Write out the listing below without alteration, omitting its pictures.
....
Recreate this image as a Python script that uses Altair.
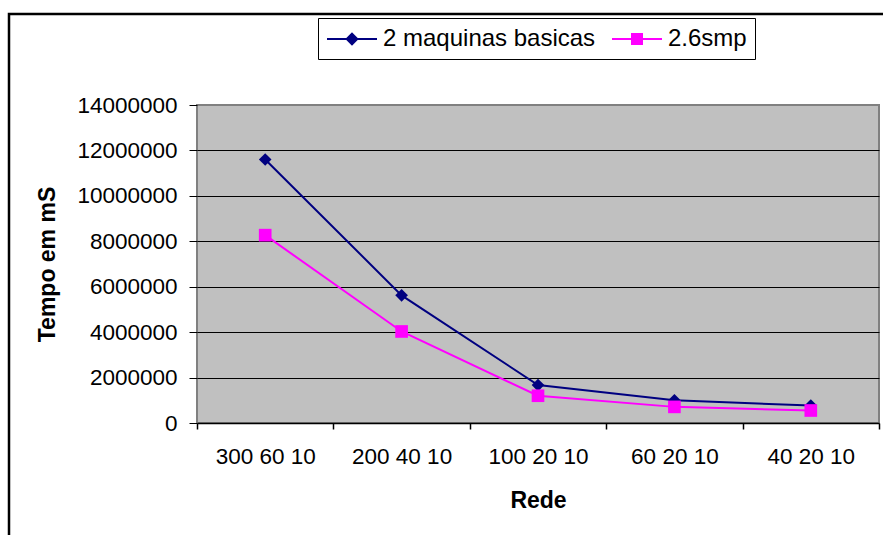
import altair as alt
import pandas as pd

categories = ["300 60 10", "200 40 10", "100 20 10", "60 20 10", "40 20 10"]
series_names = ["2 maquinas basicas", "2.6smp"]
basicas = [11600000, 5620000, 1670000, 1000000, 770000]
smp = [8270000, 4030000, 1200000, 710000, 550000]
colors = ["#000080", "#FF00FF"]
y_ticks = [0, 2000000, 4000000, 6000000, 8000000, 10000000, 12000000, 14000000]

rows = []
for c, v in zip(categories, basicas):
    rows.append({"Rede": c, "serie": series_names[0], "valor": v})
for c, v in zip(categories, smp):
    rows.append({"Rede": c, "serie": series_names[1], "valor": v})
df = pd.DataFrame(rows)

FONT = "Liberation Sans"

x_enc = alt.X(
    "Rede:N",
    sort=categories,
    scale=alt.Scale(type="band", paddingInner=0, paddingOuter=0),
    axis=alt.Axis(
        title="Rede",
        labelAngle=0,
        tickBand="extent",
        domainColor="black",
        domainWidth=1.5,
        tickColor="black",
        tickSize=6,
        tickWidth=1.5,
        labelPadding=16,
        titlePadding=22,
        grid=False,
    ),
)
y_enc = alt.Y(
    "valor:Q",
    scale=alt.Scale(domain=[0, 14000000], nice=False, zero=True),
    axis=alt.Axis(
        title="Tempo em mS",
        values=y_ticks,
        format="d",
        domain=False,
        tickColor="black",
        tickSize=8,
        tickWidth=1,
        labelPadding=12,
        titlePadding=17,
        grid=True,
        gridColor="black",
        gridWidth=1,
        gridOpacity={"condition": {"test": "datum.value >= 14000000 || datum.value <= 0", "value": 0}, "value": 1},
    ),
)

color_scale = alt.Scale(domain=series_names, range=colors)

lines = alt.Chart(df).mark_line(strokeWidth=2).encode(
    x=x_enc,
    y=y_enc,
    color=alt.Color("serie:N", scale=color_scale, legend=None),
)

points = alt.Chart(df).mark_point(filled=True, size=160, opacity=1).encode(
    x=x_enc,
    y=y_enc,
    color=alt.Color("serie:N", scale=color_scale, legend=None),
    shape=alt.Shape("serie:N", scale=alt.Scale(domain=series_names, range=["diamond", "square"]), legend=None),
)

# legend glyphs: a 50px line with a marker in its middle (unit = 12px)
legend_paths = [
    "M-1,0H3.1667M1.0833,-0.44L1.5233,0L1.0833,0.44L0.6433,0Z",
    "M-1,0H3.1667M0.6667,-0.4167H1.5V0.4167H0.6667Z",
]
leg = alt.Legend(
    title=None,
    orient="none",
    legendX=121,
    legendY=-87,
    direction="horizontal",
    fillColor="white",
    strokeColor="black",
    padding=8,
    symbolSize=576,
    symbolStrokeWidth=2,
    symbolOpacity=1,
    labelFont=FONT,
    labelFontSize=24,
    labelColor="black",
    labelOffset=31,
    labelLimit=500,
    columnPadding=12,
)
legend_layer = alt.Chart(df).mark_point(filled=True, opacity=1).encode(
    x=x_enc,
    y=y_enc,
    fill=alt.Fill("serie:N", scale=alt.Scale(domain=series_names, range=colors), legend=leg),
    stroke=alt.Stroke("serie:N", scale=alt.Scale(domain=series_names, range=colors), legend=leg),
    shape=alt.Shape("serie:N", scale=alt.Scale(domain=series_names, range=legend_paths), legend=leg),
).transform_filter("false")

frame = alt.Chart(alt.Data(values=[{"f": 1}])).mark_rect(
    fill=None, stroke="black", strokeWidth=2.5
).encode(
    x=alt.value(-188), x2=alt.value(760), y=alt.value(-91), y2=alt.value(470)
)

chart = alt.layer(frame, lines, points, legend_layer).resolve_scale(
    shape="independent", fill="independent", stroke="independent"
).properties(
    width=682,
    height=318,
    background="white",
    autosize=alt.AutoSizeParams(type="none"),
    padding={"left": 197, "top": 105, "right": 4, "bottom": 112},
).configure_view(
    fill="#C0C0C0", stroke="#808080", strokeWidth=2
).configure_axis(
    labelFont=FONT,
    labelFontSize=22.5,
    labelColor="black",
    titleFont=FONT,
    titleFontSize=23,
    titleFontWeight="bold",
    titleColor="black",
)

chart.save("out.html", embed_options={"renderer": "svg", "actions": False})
....
* _Result of this exercise_
Recreate this image as a Python script that uses Altair.
import altair as alt
import pandas as pd

categories = ["300 60 10", "200 40 10", "100 20 10", "60 20 10", "40 20 10"]
series_names = ["2 maquinas basicas", "2.6smp"]
basicas = [11600000, 5620000, 1670000, 1000000, 770000]
smp = [8270000, 4030000, 1200000, 710000, 550000]
colors = ["#000080", "#FF00FF"]
y_ticks = [0, 2000000, 4000000, 6000000, 8000000, 10000000, 12000000, 14000000]

rows = []
for c, v in zip(categories, basicas):
    rows.append({"Rede": c, "serie": series_names[0], "valor": v})
for c, v in zip(categories, smp):
    rows.append({"Rede": c, "serie": series_names[1], "valor": v})
df = pd.DataFrame(rows)

FONT = "Liberation Sans"

x_enc = alt.X(
    "Rede:N",
    sort=categories,
    scale=alt.Scale(type="band", paddingInner=0, paddingOuter=0),
    axis=alt.Axis(
        title="Rede",
        labelAngle=0,
        tickBand="extent",
        domainColor="black",
        domainWidth=1.5,
        tickColor="black",
        tickSize=6,
        tickWidth=1.5,
        labelPadding=16,
        titlePadding=22,
        grid=False,
    ),
)
y_enc = alt.Y(
    "valor:Q",
    scale=alt.Scale(domain=[0, 14000000], nice=False, zero=True),
    axis=alt.Axis(
        title="Tempo em mS",
        values=y_ticks,
        format="d",
        domain=False,
        tickColor="black",
        tickSize=8,
        tickWidth=1,
        labelPadding=12,
        titlePadding=17,
        grid=True,
        gridColor="black",
        gridWidth=1,
        gridOpacity={"condition": {"test": "datum.value >= 14000000 || datum.value <= 0", "value": 0}, "value": 1},
    ),
)

color_scale = alt.Scale(domain=series_names, range=colors)

lines = alt.Chart(df).mark_line(strokeWidth=2).encode(
    x=x_enc,
    y=y_enc,
    color=alt.Color("serie:N", scale=color_scale, legend=None),
)

points = alt.Chart(df).mark_point(filled=True, size=160, opacity=1).encode(
    x=x_enc,
    y=y_enc,
    color=alt.Color("serie:N", scale=color_scale, legend=None),
    shape=alt.Shape("serie:N", scale=alt.Scale(domain=series_names, range=["diamond", "square"]), legend=None),
)

# legend glyphs: a 50px line with a marker in its middle (unit = 12px)
legend_paths = [
    "M-1,0H3.1667M1.0833,-0.44L1.5233,0L1.0833,0.44L0.6433,0Z",
    "M-1,0H3.1667M0.6667,-0.4167H1.5V0.4167H0.6667Z",
]
leg = alt.Legend(
    title=None,
    orient="none",
    legendX=121,
    legendY=-87,
    direction="horizontal",
    fillColor="white",
    strokeColor="black",
    padding=8,
    symbolSize=576,
    symbolStrokeWidth=2,
    symbolOpacity=1,
    labelFont=FONT,
    labelFontSize=24,
    labelColor="black",
    labelOffset=31,
    labelLimit=500,
    columnPadding=12,
)
legend_layer = alt.Chart(df).mark_point(filled=True, opacity=1).encode(
    x=x_enc,
    y=y_enc,
    fill=alt.Fill("serie:N", scale=alt.Scale(domain=series_names, range=colors), legend=leg),
    stroke=alt.Stroke("serie:N", scale=alt.Scale(domain=series_names, range=colors), legend=leg),
    shape=alt.Shape("serie:N", scale=alt.Scale(domain=series_names, range=legend_paths), legend=leg),
).transform_filter("false")

frame = alt.Chart(alt.Data(values=[{"f": 1}])).mark_rect(
    fill=None, stroke="black", strokeWidth=2.5
).encode(
    x=alt.value(-188), x2=alt.value(760), y=alt.value(-91), y2=alt.value(470)
)

chart = alt.layer(frame, lines, points, legend_layer).resolve_scale(
    shape="independent", fill="independent", stroke="independent"
).properties(
    width=682,
    height=318,
    background="white",
    autosize=alt.AutoSizeParams(type="none"),
    padding={"left": 197, "top": 105, "right": 4, "bottom": 112},
).configure_view(
    fill="#C0C0C0", stroke="#808080", strokeWidth=2
).configure_axis(
    labelFont=FONT,
    labelFontSize=22.5,
    labelColor="black",
    titleFont=FONT,
    titleFontSize=23,
    titleFontWeight="bold",
    titleColor="black",
)

chart.save("out.html", embed_options={"renderer": "svg", "actions": False})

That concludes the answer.